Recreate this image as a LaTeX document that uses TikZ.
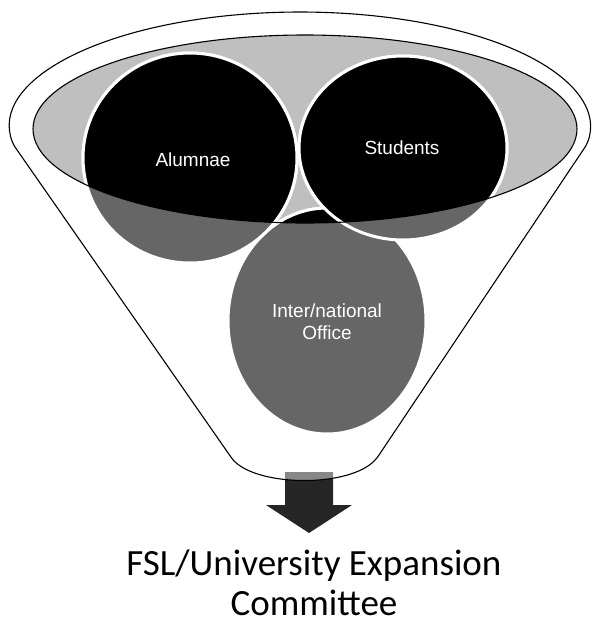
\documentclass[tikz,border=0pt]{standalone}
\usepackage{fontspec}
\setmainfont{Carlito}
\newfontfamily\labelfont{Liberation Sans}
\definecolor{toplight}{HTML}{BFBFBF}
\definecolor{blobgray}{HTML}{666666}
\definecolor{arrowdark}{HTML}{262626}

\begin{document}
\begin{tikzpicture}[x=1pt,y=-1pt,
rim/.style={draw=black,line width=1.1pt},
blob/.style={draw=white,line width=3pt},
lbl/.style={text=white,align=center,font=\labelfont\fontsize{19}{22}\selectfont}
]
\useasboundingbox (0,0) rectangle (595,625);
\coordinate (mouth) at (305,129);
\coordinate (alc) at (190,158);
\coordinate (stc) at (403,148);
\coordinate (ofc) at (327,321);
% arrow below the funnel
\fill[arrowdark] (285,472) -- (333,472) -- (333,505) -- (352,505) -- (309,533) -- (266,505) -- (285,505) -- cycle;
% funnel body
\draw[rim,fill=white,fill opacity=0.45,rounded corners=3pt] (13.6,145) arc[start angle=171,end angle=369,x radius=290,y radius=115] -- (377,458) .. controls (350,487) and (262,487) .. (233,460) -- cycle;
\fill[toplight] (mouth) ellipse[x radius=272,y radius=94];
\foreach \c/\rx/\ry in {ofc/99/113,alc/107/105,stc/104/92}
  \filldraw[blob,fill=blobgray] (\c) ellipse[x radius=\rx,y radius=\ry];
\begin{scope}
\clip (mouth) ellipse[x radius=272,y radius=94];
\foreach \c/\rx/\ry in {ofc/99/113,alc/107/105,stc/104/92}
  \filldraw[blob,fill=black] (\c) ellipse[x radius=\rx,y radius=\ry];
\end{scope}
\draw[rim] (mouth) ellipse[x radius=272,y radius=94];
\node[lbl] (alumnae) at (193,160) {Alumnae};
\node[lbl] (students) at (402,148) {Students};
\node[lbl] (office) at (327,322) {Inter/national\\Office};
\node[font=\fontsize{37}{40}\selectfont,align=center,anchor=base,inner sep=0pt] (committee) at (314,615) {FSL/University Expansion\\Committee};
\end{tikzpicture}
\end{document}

┄┄┄┄┄┄

## Instructions for the task
Reproduce the full listing faithfully, but do not carry over any pictures.

## Answer
Recreate this image as a LaTeX document that uses TikZ.
\documentclass[tikz,border=0pt]{standalone}
\usepackage{fontspec}
\setmainfont{Carlito}
\newfontfamily\labelfont{Liberation Sans}
\definecolor{toplight}{HTML}{BFBFBF}
\definecolor{blobgray}{HTML}{666666}
\definecolor{arrowdark}{HTML}{262626}

\begin{document}
\begin{tikzpicture}[x=1pt,y=-1pt,
rim/.style={draw=black,line width=1.1pt},
blob/.style={draw=white,line width=3pt},
lbl/.style={text=white,align=center,font=\labelfont\fontsize{19}{22}\selectfont}
]
\useasboundingbox (0,0) rectangle (595,625);
\coordinate (mouth) at (305,129);
\coordinate (alc) at (190,158);
\coordinate (stc) at (403,148);
\coordinate (ofc) at (327,321);
% arrow below the funnel
\fill[arrowdark] (285,472) -- (333,472) -- (333,505) -- (352,505) -- (309,533) -- (266,505) -- (285,505) -- cycle;
% funnel body
\draw[rim,fill=white,fill opacity=0.45,rounded corners=3pt] (13.6,145) arc[start angle=171,end angle=369,x radius=290,y radius=115] -- (377,458) .. controls (350,487) and (262,487) .. (233,460) -- cycle;
\fill[toplight] (mouth) ellipse[x radius=272,y radius=94];
\foreach \c/\rx/\ry in {ofc/99/113,alc/107/105,stc/104/92}
  \filldraw[blob,fill=blobgray] (\c) ellipse[x radius=\rx,y radius=\ry];
\begin{scope}
\clip (mouth) ellipse[x radius=272,y radius=94];
\foreach \c/\rx/\ry in {ofc/99/113,alc/107/105,stc/104/92}
  \filldraw[blob,fill=black] (\c) ellipse[x radius=\rx,y radius=\ry];
\end{scope}
\draw[rim] (mouth) ellipse[x radius=272,y radius=94];
\node[lbl] (alumnae) at (193,160) {Alumnae};
\node[lbl] (students) at (402,148) {Students};
\node[lbl] (office) at (327,322) {Inter/national\\Office};
\node[font=\fontsize{37}{40}\selectfont,align=center,anchor=base,inner sep=0pt] (committee) at (314,615) {FSL/University Expansion\\Committee};
\end{tikzpicture}
\end{document}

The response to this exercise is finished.